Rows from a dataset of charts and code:
-- Start --

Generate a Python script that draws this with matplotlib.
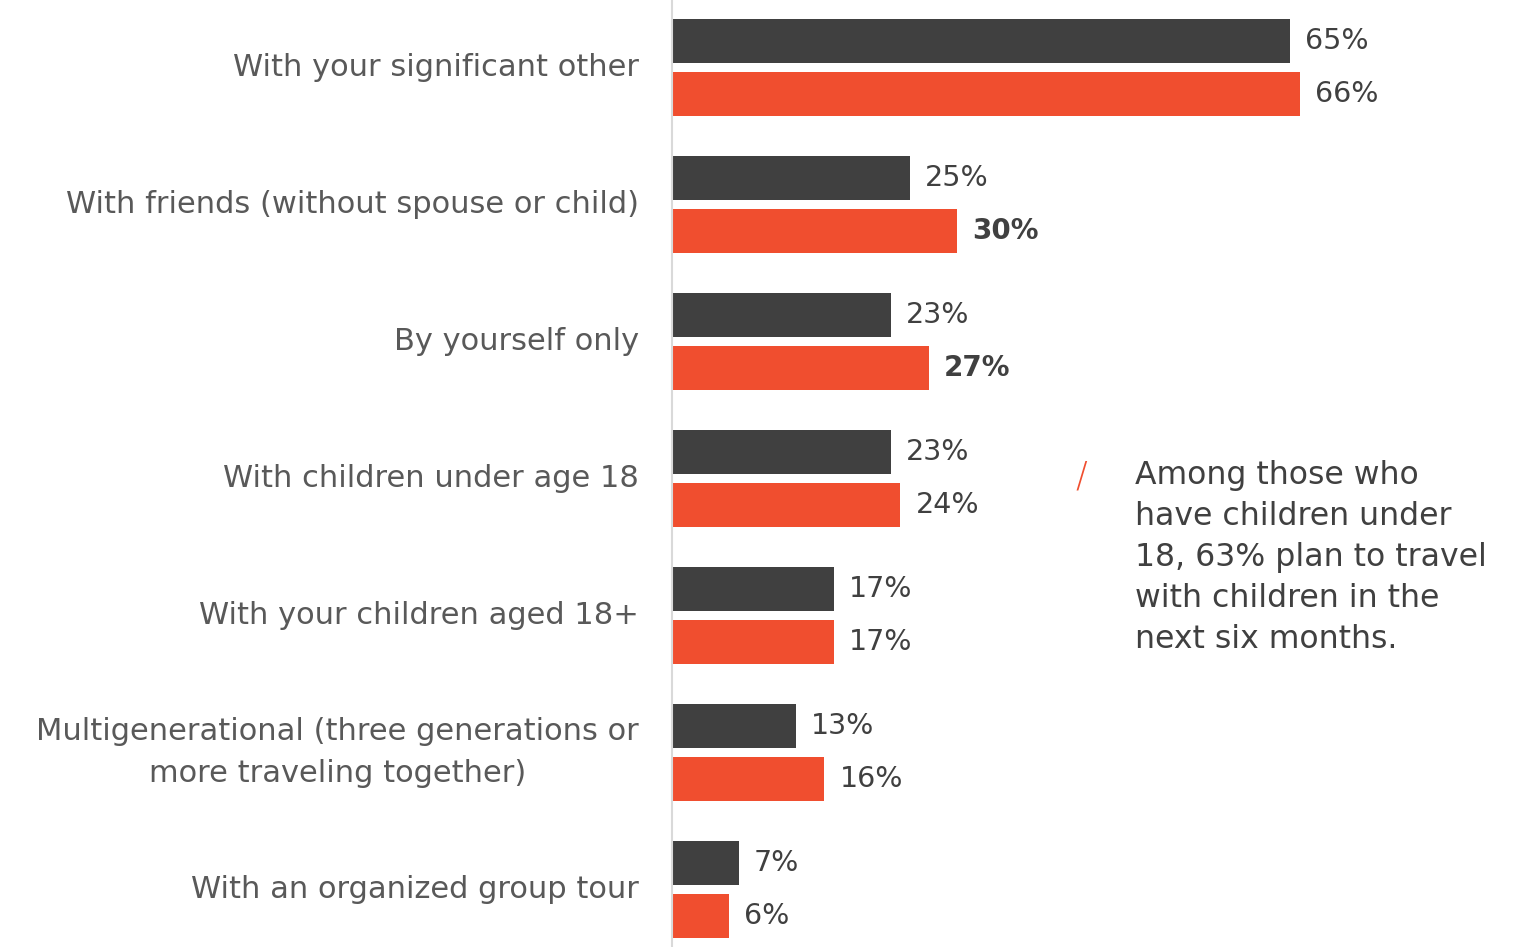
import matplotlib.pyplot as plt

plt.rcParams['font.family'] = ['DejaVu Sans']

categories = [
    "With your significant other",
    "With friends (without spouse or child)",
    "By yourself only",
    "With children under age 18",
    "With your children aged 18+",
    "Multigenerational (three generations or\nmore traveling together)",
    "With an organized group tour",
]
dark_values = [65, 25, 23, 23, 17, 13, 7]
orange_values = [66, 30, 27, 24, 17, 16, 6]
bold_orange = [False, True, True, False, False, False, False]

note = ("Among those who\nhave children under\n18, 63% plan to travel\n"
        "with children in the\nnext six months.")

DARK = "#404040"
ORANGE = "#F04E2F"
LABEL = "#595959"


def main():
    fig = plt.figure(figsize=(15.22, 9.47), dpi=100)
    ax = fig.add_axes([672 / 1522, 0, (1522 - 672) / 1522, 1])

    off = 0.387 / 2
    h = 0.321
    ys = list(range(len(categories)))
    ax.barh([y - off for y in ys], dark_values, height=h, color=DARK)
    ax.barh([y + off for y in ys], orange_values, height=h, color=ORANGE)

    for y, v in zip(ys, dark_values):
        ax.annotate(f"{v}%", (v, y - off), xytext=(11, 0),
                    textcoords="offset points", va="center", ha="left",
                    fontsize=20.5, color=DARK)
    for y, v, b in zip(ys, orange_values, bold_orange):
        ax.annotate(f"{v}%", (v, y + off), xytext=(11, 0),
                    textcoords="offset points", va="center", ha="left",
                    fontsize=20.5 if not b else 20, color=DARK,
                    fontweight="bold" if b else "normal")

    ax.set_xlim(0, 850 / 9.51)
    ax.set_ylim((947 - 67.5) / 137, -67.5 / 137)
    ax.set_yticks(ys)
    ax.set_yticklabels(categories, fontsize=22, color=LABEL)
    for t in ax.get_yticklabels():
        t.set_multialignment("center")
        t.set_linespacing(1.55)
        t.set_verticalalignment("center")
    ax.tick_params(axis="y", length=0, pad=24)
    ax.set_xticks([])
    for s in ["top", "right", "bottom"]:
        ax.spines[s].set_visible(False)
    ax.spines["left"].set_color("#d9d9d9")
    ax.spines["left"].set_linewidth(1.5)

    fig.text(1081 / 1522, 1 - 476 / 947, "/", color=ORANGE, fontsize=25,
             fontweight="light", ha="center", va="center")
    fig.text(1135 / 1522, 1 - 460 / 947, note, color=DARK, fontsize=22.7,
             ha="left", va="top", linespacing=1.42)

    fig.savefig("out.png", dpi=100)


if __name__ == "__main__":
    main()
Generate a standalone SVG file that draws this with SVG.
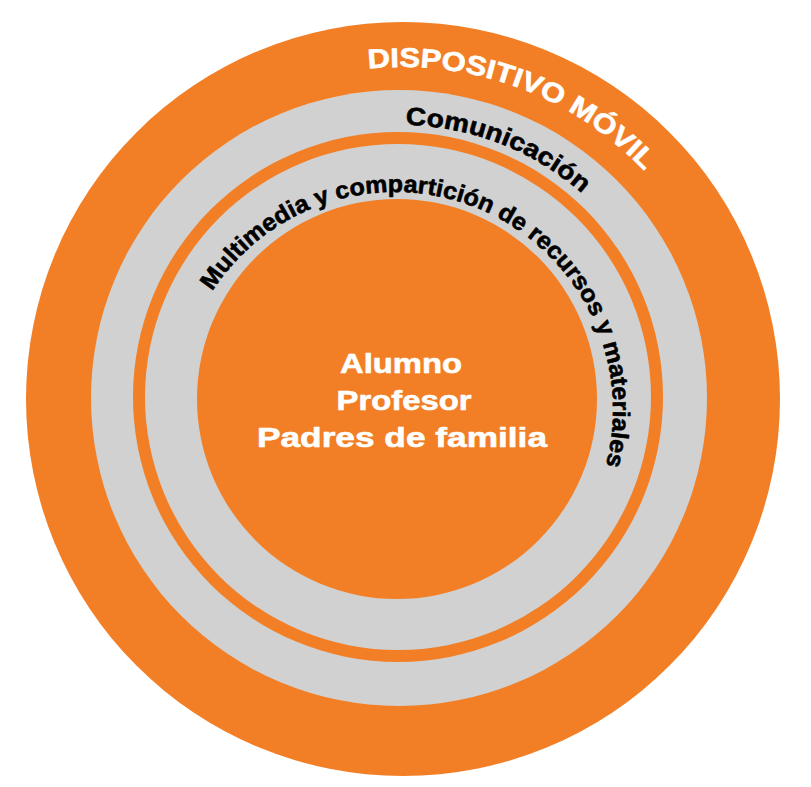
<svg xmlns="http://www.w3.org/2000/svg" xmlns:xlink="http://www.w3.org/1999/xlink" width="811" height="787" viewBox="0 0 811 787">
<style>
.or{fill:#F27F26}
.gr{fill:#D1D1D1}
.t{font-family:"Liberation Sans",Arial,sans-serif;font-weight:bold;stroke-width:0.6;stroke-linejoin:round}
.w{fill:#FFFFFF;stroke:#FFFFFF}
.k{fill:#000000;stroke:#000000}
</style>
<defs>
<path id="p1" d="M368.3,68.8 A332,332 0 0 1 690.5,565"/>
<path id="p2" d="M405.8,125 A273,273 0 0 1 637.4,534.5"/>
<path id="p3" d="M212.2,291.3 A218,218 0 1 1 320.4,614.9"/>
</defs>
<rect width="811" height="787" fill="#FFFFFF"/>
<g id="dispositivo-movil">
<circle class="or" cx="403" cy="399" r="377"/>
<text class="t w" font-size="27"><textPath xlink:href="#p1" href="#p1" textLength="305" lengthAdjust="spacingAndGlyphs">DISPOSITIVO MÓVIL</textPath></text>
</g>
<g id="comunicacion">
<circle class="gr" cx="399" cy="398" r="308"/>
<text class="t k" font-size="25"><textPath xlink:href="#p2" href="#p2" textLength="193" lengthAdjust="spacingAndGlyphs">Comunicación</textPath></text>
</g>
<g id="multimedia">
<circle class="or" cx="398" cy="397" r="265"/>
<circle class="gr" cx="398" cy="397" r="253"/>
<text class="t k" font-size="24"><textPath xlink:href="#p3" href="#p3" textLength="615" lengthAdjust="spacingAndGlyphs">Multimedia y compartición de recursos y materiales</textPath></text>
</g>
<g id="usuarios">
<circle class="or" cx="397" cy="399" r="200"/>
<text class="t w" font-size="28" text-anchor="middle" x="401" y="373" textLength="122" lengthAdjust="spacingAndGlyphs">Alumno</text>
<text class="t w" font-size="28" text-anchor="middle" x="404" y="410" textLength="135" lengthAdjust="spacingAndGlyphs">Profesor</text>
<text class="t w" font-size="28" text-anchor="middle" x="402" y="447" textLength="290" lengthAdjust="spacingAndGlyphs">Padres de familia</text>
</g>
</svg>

-- End --
-- Start --

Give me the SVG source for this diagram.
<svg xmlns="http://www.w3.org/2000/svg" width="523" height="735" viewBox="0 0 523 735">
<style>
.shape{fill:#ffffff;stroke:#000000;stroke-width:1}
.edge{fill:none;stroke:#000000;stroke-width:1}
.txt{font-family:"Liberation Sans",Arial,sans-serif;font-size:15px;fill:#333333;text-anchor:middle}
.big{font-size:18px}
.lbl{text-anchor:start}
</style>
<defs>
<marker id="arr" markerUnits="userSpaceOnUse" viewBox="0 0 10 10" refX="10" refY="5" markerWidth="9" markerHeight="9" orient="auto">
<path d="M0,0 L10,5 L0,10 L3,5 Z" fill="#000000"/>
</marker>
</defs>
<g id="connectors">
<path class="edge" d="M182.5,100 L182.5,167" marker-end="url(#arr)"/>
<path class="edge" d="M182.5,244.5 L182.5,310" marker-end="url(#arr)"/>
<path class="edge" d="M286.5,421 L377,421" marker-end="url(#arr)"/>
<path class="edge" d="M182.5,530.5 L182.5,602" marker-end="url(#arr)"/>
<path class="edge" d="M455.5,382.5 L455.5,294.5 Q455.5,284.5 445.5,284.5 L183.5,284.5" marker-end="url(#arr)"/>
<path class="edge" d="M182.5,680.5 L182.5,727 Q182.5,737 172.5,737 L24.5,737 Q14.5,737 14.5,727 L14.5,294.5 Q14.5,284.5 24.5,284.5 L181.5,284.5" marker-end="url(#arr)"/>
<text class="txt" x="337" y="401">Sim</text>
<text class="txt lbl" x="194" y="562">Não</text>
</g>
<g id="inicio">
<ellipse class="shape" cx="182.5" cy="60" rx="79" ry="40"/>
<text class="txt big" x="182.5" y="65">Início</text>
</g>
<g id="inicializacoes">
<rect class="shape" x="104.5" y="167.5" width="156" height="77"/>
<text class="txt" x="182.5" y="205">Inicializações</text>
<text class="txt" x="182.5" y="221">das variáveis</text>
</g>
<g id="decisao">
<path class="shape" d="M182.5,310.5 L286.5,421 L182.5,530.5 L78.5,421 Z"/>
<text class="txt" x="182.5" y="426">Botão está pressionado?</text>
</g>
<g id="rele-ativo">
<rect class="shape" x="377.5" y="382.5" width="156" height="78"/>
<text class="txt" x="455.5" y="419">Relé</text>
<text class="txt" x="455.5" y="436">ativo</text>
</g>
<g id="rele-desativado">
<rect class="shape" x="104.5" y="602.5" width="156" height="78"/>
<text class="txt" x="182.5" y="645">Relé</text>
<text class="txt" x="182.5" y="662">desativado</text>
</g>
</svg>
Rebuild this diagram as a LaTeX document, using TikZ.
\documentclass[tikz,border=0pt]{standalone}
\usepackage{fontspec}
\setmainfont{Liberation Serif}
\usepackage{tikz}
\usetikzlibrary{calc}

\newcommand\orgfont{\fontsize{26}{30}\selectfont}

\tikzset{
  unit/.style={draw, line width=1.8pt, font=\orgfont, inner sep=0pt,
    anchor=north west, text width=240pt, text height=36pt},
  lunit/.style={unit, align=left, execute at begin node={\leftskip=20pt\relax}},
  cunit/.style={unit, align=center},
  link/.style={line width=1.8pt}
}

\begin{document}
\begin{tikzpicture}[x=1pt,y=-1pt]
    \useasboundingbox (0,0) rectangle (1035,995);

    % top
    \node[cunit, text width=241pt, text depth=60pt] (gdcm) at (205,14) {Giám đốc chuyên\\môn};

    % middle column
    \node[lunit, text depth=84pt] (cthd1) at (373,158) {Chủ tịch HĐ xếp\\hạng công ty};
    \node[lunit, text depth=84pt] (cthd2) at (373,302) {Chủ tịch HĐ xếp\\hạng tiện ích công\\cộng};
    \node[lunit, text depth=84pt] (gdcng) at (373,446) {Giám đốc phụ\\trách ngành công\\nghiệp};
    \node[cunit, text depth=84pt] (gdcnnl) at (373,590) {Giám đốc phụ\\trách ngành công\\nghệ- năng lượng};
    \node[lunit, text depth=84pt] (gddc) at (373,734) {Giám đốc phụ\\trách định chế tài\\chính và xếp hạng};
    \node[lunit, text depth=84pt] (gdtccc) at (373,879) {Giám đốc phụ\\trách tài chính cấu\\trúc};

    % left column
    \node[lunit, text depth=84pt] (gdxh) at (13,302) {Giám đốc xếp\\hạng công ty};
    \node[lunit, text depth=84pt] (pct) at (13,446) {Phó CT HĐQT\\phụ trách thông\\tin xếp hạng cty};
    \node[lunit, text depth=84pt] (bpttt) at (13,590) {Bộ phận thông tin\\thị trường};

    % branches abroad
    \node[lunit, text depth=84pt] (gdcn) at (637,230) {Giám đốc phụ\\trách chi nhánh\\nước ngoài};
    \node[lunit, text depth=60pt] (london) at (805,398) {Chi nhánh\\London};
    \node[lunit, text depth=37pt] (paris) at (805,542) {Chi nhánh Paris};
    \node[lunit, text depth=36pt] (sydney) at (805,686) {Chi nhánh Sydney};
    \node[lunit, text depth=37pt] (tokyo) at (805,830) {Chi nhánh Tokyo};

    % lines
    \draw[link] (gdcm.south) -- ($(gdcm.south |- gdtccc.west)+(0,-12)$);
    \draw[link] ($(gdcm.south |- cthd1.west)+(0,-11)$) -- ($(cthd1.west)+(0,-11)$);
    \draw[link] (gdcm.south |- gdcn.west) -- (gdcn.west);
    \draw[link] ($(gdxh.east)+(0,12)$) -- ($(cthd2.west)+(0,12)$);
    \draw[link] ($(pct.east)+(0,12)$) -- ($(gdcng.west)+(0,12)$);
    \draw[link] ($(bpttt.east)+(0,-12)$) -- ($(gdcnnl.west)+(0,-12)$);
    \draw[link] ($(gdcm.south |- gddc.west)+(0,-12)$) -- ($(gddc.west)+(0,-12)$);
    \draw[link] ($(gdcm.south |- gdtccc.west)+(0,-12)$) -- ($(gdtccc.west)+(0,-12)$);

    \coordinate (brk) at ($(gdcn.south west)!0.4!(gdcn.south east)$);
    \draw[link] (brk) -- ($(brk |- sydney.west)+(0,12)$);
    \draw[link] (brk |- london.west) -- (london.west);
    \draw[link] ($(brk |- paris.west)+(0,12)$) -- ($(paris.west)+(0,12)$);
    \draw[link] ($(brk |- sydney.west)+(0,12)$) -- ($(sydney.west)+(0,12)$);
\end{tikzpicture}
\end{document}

-- End --

WORK TO BE COMPLETED:
Set down the lines running from the one with "Generate a Python" through the one with "plt.rcParams['font.family'] = ['DejaVu Sans']", both ends kept, exactly and with no pictures.

SOLVED EXERCISE:
Generate a Python script that draws this with matplotlib.
import matplotlib.pyplot as plt

plt.rcParams['font.family'] = ['DejaVu Sans']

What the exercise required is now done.